La raison du plus fort est toujours la meilleure
Vendredi, c’était marché à Lourmarin où, au sortir de mon cabanon, j’ai conduit Michèle, Sabine et la petite marmaille. Moi, je me suis réfugié à La Réserve où je commande un café pour regarder passer les touristes de nationalités diverses intéressés par les chapeaux, savons, bijoux fantaisie, objets en bois d’oliviers, quincaillerie, huiles essentielles, fripes en tous genres, etc.
J’ai aussi apporté un Thucydide traduit par Jacqueline de Romilly, que je n’avais plus ouvert depuis combien d’années ! Lu le récit de la peste d’Athènes qui peut bien rivaliser avec le choléra de Giono dans Le Hussard. Dans la terrible guerre contre Sparte, Périclès avait convaincu les paysans de se réfugier en ville car la force d’Athènes, c’est la mer. Le contraire de Pétain qui misait tout sur la terre. Les Péloponnésiens en profitaient pour ravager l’Attique et la promiscuité en ville favorisait l’épidémie. Double ravage donc : la guerre + la peste.
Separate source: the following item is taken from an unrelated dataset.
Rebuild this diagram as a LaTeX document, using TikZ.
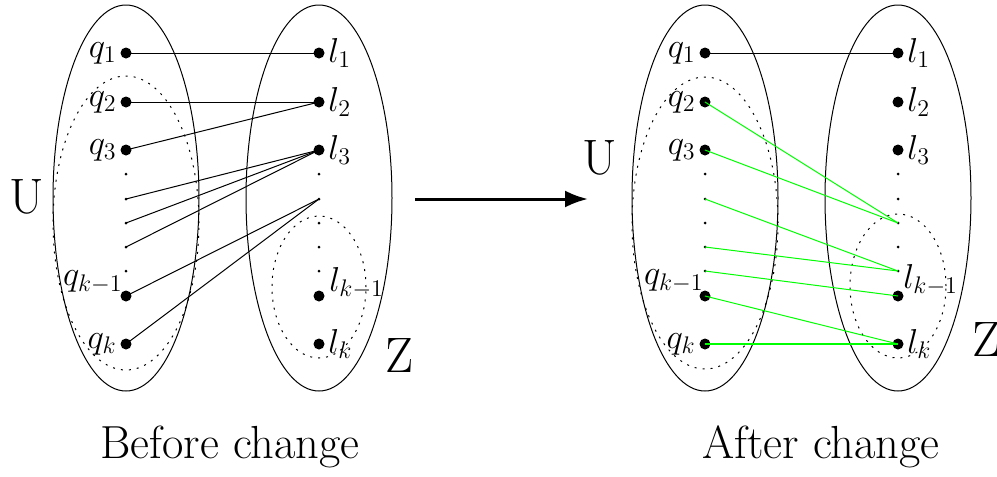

J’ai été frappé par la netteté implacable des phrases de Thucydide et des discours qu'il prête à Périclès. Déjà quelque chose de Tacite. Périclès, c'est le Clemenceau, le De Gaulle ou le Churchill d’Athènes, celui qui maintient le cap coûte que coûte contre « les partisans de la tranquillité » qui commençaient à parlementer avec l’ennemi. Ce doit être le drame de toute nation attaquée : résister ou se soumettre.
Périclès mise tout sur la flotte et qualifie le territoire de jardin d’agrément qu’il sera facile de reconstituer pourvu qu’on ait la liberté au lieu de la servitude. Mais qu’est-ce que la liberté ? En réalité, la liberté, c’est devenu la domination, et même l’impérialisme. Les Athéniens sont à la tête de la Confédération de Délos parce qu’ils ont été à la tête de la résistance contre le Roi de Perse à Marathon et à Salamine. Mais il y a belle lurette que ses alliés sont devenus ses sujets, dont les révoltes sont cruellement réprimées. « Cet empire, dit Périclès à ses concitoyens, vous ne pouvez pas vous en démettre. Il constitue entre vos mains une tyrannie dont l’acquisition semble injuste mais l’abandon dangereux. »
En somme, démocratie = impérialisme. Le mécanisme est implacable. Seuls les aristocrates et les lâches veulent revenir en arrière. Athènes doit serrer la vis toujours plus fort. Ainsi, Athènes demande à l'île de Mélos de se soumettre à son autorité, c-à-d de payer un lourd tribut. Mélos refuse. Il s'ensuit un long dialogue entre Athéniens et Méliens au terme duquel, la ville de Mélos est rasée, les hommes et les vieilles femmes passés au fil de l'épée, les jeunes femmes et les enfants réduits en esclavage sous prétexte que "la justice ne s'exerce qu'entre égaux. Dans le cas contraire, les faibles doivent céder aux forts."
Pour la morale, voyez Platon.
Photo : "On dirait des fourmis", disait Matilda.